## Begin

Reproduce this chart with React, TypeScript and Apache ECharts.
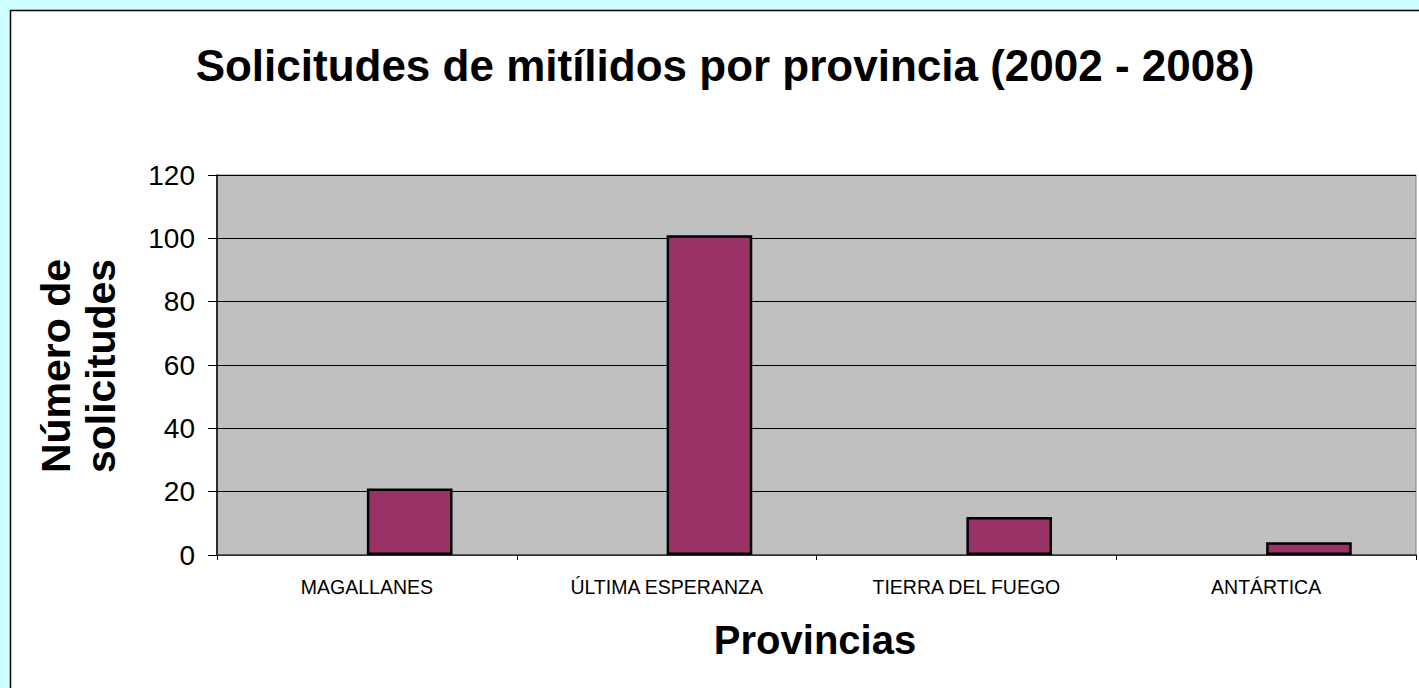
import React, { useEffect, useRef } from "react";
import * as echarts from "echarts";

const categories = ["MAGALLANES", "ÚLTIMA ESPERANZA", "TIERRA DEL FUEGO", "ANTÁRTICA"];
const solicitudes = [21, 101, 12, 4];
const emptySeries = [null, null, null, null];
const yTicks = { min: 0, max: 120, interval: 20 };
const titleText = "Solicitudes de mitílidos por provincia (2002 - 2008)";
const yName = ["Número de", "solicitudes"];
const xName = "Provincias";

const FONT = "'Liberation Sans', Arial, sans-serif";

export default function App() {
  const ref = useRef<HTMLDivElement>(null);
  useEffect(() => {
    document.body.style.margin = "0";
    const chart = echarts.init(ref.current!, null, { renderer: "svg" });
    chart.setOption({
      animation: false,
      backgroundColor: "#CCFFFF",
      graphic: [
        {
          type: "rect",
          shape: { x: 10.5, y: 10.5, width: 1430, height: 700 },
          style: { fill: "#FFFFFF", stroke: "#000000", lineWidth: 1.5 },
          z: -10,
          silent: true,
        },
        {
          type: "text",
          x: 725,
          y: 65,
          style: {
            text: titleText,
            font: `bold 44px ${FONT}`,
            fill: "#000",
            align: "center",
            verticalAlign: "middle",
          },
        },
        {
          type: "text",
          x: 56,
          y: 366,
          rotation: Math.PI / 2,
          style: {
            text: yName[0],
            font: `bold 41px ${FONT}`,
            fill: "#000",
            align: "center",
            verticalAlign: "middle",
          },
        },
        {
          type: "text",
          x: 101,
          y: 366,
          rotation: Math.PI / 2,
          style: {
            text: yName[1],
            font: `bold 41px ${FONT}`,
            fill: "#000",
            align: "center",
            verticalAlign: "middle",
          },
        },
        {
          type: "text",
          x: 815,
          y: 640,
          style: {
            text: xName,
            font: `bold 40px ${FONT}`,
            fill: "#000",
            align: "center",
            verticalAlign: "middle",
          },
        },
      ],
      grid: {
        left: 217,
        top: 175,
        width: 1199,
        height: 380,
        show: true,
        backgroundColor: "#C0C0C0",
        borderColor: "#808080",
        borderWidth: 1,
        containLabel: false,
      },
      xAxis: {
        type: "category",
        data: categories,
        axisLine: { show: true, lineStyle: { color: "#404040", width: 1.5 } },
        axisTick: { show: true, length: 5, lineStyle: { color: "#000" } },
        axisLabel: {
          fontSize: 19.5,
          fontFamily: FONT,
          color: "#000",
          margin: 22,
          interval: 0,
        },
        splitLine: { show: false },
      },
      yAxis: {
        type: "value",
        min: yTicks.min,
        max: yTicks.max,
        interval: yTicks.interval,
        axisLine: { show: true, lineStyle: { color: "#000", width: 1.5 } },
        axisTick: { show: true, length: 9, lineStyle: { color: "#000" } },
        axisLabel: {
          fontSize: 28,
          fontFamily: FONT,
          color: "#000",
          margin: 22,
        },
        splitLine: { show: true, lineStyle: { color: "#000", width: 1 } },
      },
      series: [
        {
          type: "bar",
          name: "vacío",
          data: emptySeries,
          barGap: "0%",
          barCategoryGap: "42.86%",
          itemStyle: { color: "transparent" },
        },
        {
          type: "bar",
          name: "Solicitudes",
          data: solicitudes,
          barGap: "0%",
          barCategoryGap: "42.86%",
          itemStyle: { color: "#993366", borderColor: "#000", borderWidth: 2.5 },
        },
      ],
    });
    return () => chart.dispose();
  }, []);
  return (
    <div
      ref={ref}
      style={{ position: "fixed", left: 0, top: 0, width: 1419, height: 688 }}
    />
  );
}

## End

## Set task
From the data above, write out everything exactly except the pictures.

## Output
Reproduce this chart with React, TypeScript and Apache ECharts.
import React, { useEffect, useRef } from "react";
import * as echarts from "echarts";

const categories = ["MAGALLANES", "ÚLTIMA ESPERANZA", "TIERRA DEL FUEGO", "ANTÁRTICA"];
const solicitudes = [21, 101, 12, 4];
const emptySeries = [null, null, null, null];
const yTicks = { min: 0, max: 120, interval: 20 };
const titleText = "Solicitudes de mitílidos por provincia (2002 - 2008)";
const yName = ["Número de", "solicitudes"];
const xName = "Provincias";

const FONT = "'Liberation Sans', Arial, sans-serif";

export default function App() {
  const ref = useRef<HTMLDivElement>(null);
  useEffect(() => {
    document.body.style.margin = "0";
    const chart = echarts.init(ref.current!, null, { renderer: "svg" });
    chart.setOption({
      animation: false,
      backgroundColor: "#CCFFFF",
      graphic: [
        {
          type: "rect",
          shape: { x: 10.5, y: 10.5, width: 1430, height: 700 },
          style: { fill: "#FFFFFF", stroke: "#000000", lineWidth: 1.5 },
          z: -10,
          silent: true,
        },
        {
          type: "text",
          x: 725,
          y: 65,
          style: {
            text: titleText,
            font: `bold 44px ${FONT}`,
            fill: "#000",
            align: "center",
            verticalAlign: "middle",
          },
        },
        {
          type: "text",
          x: 56,
          y: 366,
          rotation: Math.PI / 2,
          style: {
            text: yName[0],
            font: `bold 41px ${FONT}`,
            fill: "#000",
            align: "center",
            verticalAlign: "middle",
          },
        },
        {
          type: "text",
          x: 101,
          y: 366,
          rotation: Math.PI / 2,
          style: {
            text: yName[1],
            font: `bold 41px ${FONT}`,
            fill: "#000",
            align: "center",
            verticalAlign: "middle",
          },
        },
        {
          type: "text",
          x: 815,
          y: 640,
          style: {
            text: xName,
            font: `bold 40px ${FONT}`,
            fill: "#000",
            align: "center",
            verticalAlign: "middle",
          },
        },
      ],
      grid: {
        left: 217,
        top: 175,
        width: 1199,
        height: 380,
        show: true,
        backgroundColor: "#C0C0C0",
        borderColor: "#808080",
        borderWidth: 1,
        containLabel: false,
      },
      xAxis: {
        type: "category",
        data: categories,
        axisLine: { show: true, lineStyle: { color: "#404040", width: 1.5 } },
        axisTick: { show: true, length: 5, lineStyle: { color: "#000" } },
        axisLabel: {
          fontSize: 19.5,
          fontFamily: FONT,
          color: "#000",
          margin: 22,
          interval: 0,
        },
        splitLine: { show: false },
      },
      yAxis: {
        type: "value",
        min: yTicks.min,
        max: yTicks.max,
        interval: yTicks.interval,
        axisLine: { show: true, lineStyle: { color: "#000", width: 1.5 } },
        axisTick: { show: true, length: 9, lineStyle: { color: "#000" } },
        axisLabel: {
          fontSize: 28,
          fontFamily: FONT,
          color: "#000",
          margin: 22,
        },
        splitLine: { show: true, lineStyle: { color: "#000", width: 1 } },
      },
      series: [
        {
          type: "bar",
          name: "vacío",
          data: emptySeries,
          barGap: "0%",
          barCategoryGap: "42.86%",
          itemStyle: { color: "transparent" },
        },
        {
          type: "bar",
          name: "Solicitudes",
          data: solicitudes,
          barGap: "0%",
          barCategoryGap: "42.86%",
          itemStyle: { color: "#993366", borderColor: "#000", borderWidth: 2.5 },
        },
      ],
    });
    return () => chart.dispose();
  }, []);
  return (
    <div
      ref={ref}
      style={{ position: "fixed", left: 0, top: 0, width: 1419, height: 688 }}
    />
  );
}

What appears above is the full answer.